OT: on IDEs and code writing on steroids

dsimcha dsimcha at yahoo.com
Wed May 20 13:29:38 PDT 2009


== Quote from Yigal Chripun (yigal100 at gmail.com)'s article
> Andrei Alexandrescu wrote:
> > Lutger wrote:
> >> Andrei Alexandrescu wrote:
> >>
> >> ...
> >>>> What the heck do you need generics for when you have real
> >>>> templates?  To me,
> >>>> generics seem like just a lame excuse for templates.
> >>> I agree. Then, templates aren't easy to implement and they were
> >>> understandably already busy implementing the using statement.
> >>>
> >>> Andrei
> >>
> >> While I don't fully understand how generics work under the hood in
> >> .NET, there are some benefits to how it is done. For example, you can
> >> use runtime reflection on generic types. And the jit compiler
> >> instantiates them at runtime. They may serve a different purpose than
> >> templates:
> >>
> >> "Anders Hejlsberg: To me the best way to understand the distinction
> >> between C# generics and C++ templates is this: C# generics are really
> >> just like classes, except they have a type parameter. C++ templates
> >> are really just like macros, except they look like classes."
> >> It seems that lack of structural typing is seen as a feature:
> >>
> >> "When you think about it, constraints are a pattern matching
> >> mechanism. You want to be able to say, "This type parameter must have
> >> a constructor that takes two arguments, implement operator+, have this
> >> static method, has these two instance methods, etc." The question is,
> >> how complicated do you want this pattern matching mechanism to be?
> >> There's a whole continuum from nothing to grand pattern matching. We
> >> think it's too little to say nothing, and the grand pattern matching
> >> becomes very complicated, so we're in- between."
> >> From: http://www.artima.com/intv/genericsP.html
> >
> > Oh, so Wal^H^H^Ha friend of mine I was talking to was right: there's
> > some missing of the point point going on. The code generation aspect of
> > templates is a blind spot of the size of Canada.
> >
> > Andrei
> I think you miss the point here.
> Generics and code generation are two separate and orthogonal features
> that where conflated together by C++.
> while you can do powerful stuff with templates it smells of trying to
> write Haskel code with the C pre-proceesor.
> if you want to see a clean solution to this issue look at Nemerle.
> essentially, their AST Macro system provides multi-level compilation.
> c++ templates are a horrible hack designed to ween off C programmers
> from using the pre-processor and the D templates provide mostly cosmetic
>   changes to this. they do not solve the bigger design issue.

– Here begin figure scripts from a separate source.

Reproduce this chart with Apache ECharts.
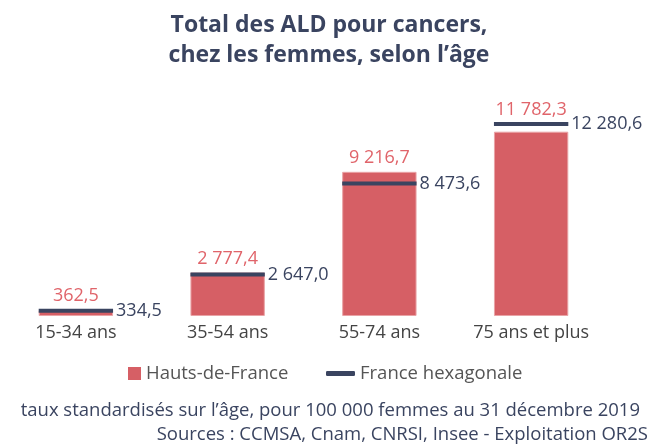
<!DOCTYPE html>
<html>
<head>
<meta charset="utf-8">
<script src="https://cdn.jsdelivr.net/npm/echarts@6/dist/echarts.min.js"></script>
<style>
  html, body { margin: 0; padding: 0; background: #fff; }
  #chart { width: 658px; height: 444px; }
</style>
</head>
<body>
<div id="chart"></div>
<script>
// data
const categories = ['15-34 ans', '35-54 ans', '55-74 ans', '75 ans et plus']
const hautsDeFrance = [362.5, 2777.4, 9216.7, 11782.3]
const franceHexa = [334.5, 2647.0, 8473.6, 12280.6]

const RED = '#d65f65'
const RED_TXT = '#e0646a'
const NAVY = '#3a4460'
const FONT = '"Open Sans", "Noto Sans", sans-serif'

// 11782.3 -> "11 782,3"
const fmt = (v) => {
    const parts = v.toFixed(1).split('.')
    return parts[0].replace(/\B(?=(\d{3})+(?!\d))/g, ' ') + ',' + parts[1]
}

const chart = echarts.init(document.getElementById('chart'))

const option = {
    animation: false,
    textStyle: { fontFamily: FONT },
    title: {
        text: 'Total des ALD pour cancers,\nchez les femmes, selon l\u2019âge',
        left: 'center',
        top: 5,
        textStyle: {
            fontFamily: FONT,
            fontSize: 23,
            fontWeight: 'bold',
            color: NAVY,
            lineHeight: 30
        }
    },
    legend: [{
        data: ['Hauts-de-France'],
        left: 123,
        top: 359,
        icon: 'rect',
        itemWidth: 13,
        itemHeight: 13,
        itemStyle: { borderWidth: 0 },
        textStyle: { fontFamily: FONT, fontSize: 18.5, color: '#555' }
    }, {
        data: ['France hexagonale'],
        left: 321,
        top: 359,
        icon: 'roundRect',
        itemWidth: 29,
        itemHeight: 5,
        textStyle: { fontFamily: FONT, fontSize: 18.5, color: '#555' }
    }],
    grid: {
        left: 0,
        right: 51,
        top: 97,
        bottom: 128,
        containLabel: false
    },
    xAxis: {
        type: 'category',
        data: categories,
        axisLine: { show: false },
        axisTick: { show: false },
        axisLabel: {
            interval: 0,
            fontFamily: FONT,
            fontSize: 18,
            color: '#444',
            margin: 8
        }
    },
    yAxis: {
        type: 'value',
        min: 0,
        max: 14000,
        show: false,
        splitLine: { show: false }
    },
    graphic: [{
        type: 'text',
        right: 18,
        top: 401,
        style: {
            text: 'taux standardisés sur l\u2019âge, pour 100 000 femmes au 31 décembre 2019',
            font: '18.5px ' + FONT,
            fill: NAVY
        }
    }, {
        type: 'text',
        right: 10,
        top: 425,
        style: {
            text: 'Sources : CCMSA, Cnam, CNRSI, Insee - Exploitation OR2S',
            font: '18.5px ' + FONT,
            fill: NAVY
        }
    }],
    series: [{
        name: 'Hauts-de-France',
        type: 'bar',
        data: hautsDeFrance,
        barWidth: '49%',
        z: 2,
        itemStyle: { color: RED, borderColor: '#e9a3a6', borderWidth: 1 }
    }, {
        name: 'France hexagonale',
        type: 'custom',
        z: 5,
        itemStyle: { color: NAVY },
        data: categories.map((c, i) => [i, franceHexa[i], hautsDeFrance[i]]),
        renderItem: (params, api) => {
            const idx = api.value(0)
            const fr = api.value(1)
            const hdf = api.value(2)
            const p = api.coord([idx, fr])
            const top = api.coord([idx, Math.max(fr, hdf)])
            const w = api.size([1, 0])[0] * 0.49
            return {
                type: 'group',
                children: [{
                    type: 'rect',
                    shape: { x: p[0] - w / 2, y: p[1] - 2, width: w, height: 4 },
                    style: { fill: NAVY }
                }, {
                    type: 'text',
                    x: p[0] + w / 2 + 3,
                    y: p[1],
                    style: {
                        text: fmt(fr),
                        font: '18px ' + FONT,
                        fill: NAVY,
                        verticalAlign: 'middle',
                        align: 'left'
                    }
                }, {
                    type: 'text',
                    x: p[0],
                    y: top[1] - 14,
                    style: {
                        text: fmt(hdf),
                        font: '18px ' + FONT,
                        fill: RED_TXT,
                        verticalAlign: 'middle',
                        align: 'center'
                    }
                }]
            }
        }
    }]
}

chart.setOption(option)
</script>
</body>
</html>
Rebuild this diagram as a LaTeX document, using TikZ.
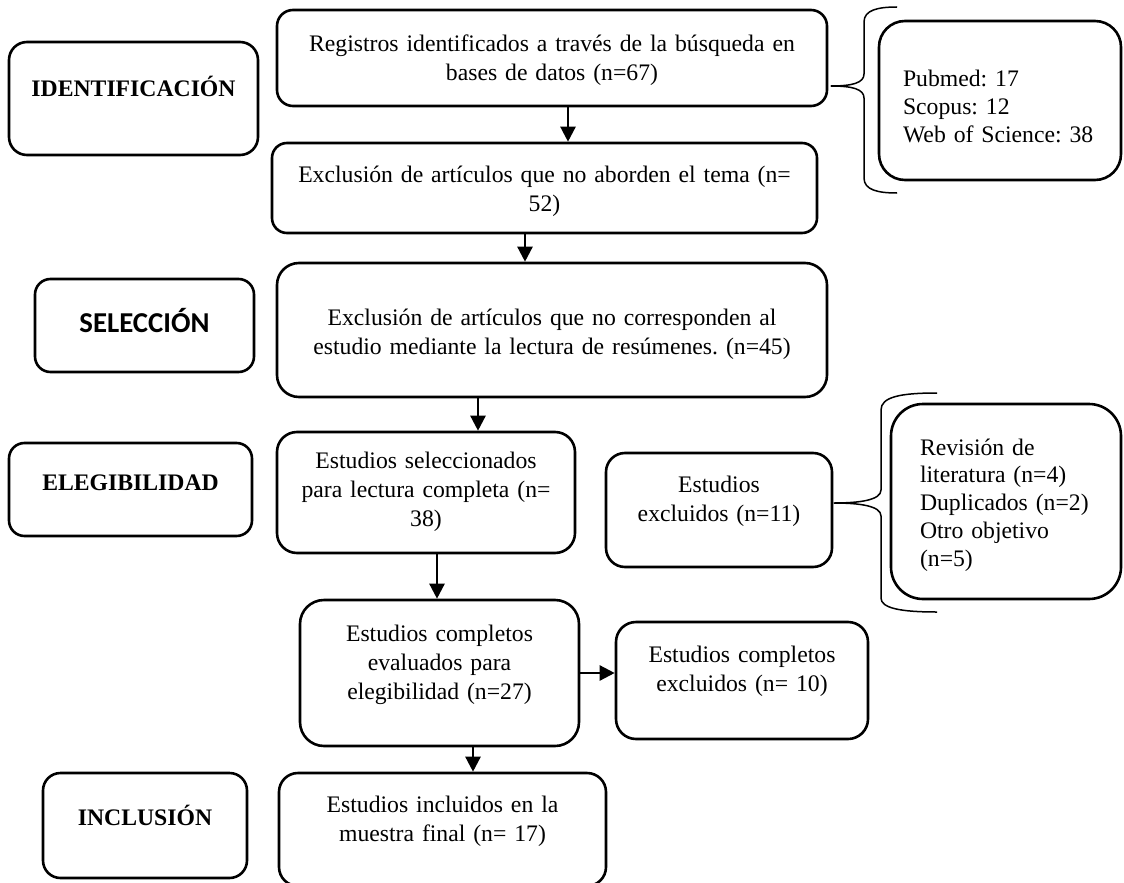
\documentclass[tikz,border=0pt]{standalone}
\usepackage{fontspec}
\setmainfont{Liberation Serif}
\newfontfamily\headsans{Carlito}
\usetikzlibrary{arrows.meta}
\newcommand\boxfont{\fontsize{11.85}{14.5}\selectfont\frenchspacing}
\newcommand\listfont{\fontsize{11.85}{13.9}\selectfont\frenchspacing}

\begin{document}
\begin{tikzpicture}[
    x=0.5pt, y=-0.5pt,
    panel/.style n args={4}{draw, line width=1.3pt, inner sep=0pt, align=center, font=\boxfont,
        text width=#1, minimum width=#1, text height=#2, text depth=#3, rounded corners=#4},
    stage/.style={font=\boxfont\bfseries},
    listing/.style={align=left, font=\listfont, text width=#1},
    arrow/.style={-{Triangle[length=7.5pt,width=7.5pt]}, line width=1.2pt},
    brace/.style={line width=0.75pt, line join=round}
]
\useasboundingbox (0,0) rectangle (1124,883);

% Stage labels
\node[panel={124.5pt}{27.5pt}{29pt}{9pt}, stage] (ident) at (133.5,98.5) {IDENTIFICACIÓN};
\node[panel={109.5pt}{26.5pt}{20pt}{7.75pt}, font=\headsans\fontsize{14.4}{16}\selectfont\bfseries] (selec) at (144.5,325.5) {SELECCIÓN};
\node[panel={121.5pt}{23.5pt}{23pt}{7.75pt}, stage] (elig) at (130.5,489.5) {ELEGIBILIDAD};
\node[panel={102pt}{26pt}{26.5pt}{8.75pt}, stage] (incl) at (145,825.5) {INCLUSIÓN};

% Flow boxes
\node[panel={275pt}{21pt}{27pt}{8pt}] (reg) at (552,58)
    {Registros identificados a través de la búsqueda en\\bases de datos (n=67)};
\node[panel={272.5pt}{19.5pt}{25.5pt}{7.5pt}] (excl1) at (544.5,188)
    {Exclusión de artículos que no aborden el tema (n=\\52)};
\node[panel={275pt}{31pt}{36pt}{11pt}] (excl2) at (552,330)
    {Exclusión de artículos que no corresponden al\\estudio mediante la lectura de resúmenes. (n=45)};
\node[panel={149pt}{18pt}{42.5pt}{10pt}] (sel38) at (426,492.5)
    {Estudios seleccionados\\para lectura completa (n=\\38)};
\node[panel={113pt}{19.5pt}{37.5pt}{9.5pt}] (excl11) at (719,510)
    {Estudios\\excluidos (n=11)};
\node[panel={139.5pt}{20.5pt}{52.5pt}{12pt}] (eval27) at (439.5,673)
    {Estudios completos\\evaluados para\\elegibilidad (n=27)};
\node[panel={126pt}{20pt}{38.5pt}{10pt}] (excl10) at (742,680.5)
    {Estudios completos\\excluidos (n= 10)};
\node[panel={163.5pt}{19.5pt}{37pt}{9.5pt}] (fin) at (442.5,829.5)
    {Estudios incluidos en la\\muestra final (n= 17)};

% Detail lists
\node[panel={121pt}{33pt}{46.5pt}{13pt}, listing=97pt] (pub) at (1000,100.5)
    {Pubmed: 17\\Scopus: 12\\Web of Science: 38};
\node[panel={115pt}{25.5pt}{72pt}{16pt}, listing=86pt] (rev) at (1006,501.5)
    {Revisión de\\literatura (n=4)\\Duplicados (n=2)\\Otro objetivo\\(n=5)};

% Braces
\draw[brace] (897,7) .. controls (878,7) and (864,10) .. (864,22) -- (864,74)
    .. controls (864,83) and (852,86) .. (831,86)
    .. controls (852,86) and (864,89) .. (864,98) -- (864,178)
    .. controls (864,190) and (878,193) .. (897,193);
\draw[brace] (937,393) .. controls (900,393) and (881,397) .. (881,410) -- (881,490)
    .. controls (881,500) and (860,503) .. (834,503)
    .. controls (860,503) and (881,506) .. (881,516) -- (881,598)
    .. controls (881,608) and (900,612) .. (937,612);

% Arrows
\draw[arrow] ([xshift=8pt]reg.south) -- ([xshift=8pt]reg.south |- excl1.north);
\draw[arrow] ([xshift=-9.75pt]excl1.south) -- ([xshift=-9.75pt]excl1.south |- excl2.north);
\draw[arrow] ([xshift=-37pt]excl2.south) -- ([xshift=-37pt]excl2.south |- sel38.north);
\draw[arrow] ([xshift=5.5pt]sel38.south) -- ([xshift=5.5pt]sel38.south |- eval27.north);
\draw[arrow] ([xshift=16.75pt]eval27.south) -- ([xshift=16.75pt]eval27.south |- fin.north);
\draw[arrow] (eval27.east) -- (eval27.east -| excl10.west);

\end{tikzpicture}
\end{document}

Not sure I agree.  C++ templates were probably intended to be something like
generics initially and became Turing-complete almost by accident.  To get Turing
completeness in C++ templates requires severe abuse of features and spaghetti code
writing.  D extends templates so that they're actually *designed* for
metaprogramming, not just an implementation of generics, thus solving C++'s design
problem.  Mixins (to really allow code generation), CTFE (to make it easier to
generate code), static if (to avoid kludges like using specialization just to get
branching) and tuples (to handle variadics) make D templates useful for
metaprogramming without massive kludges.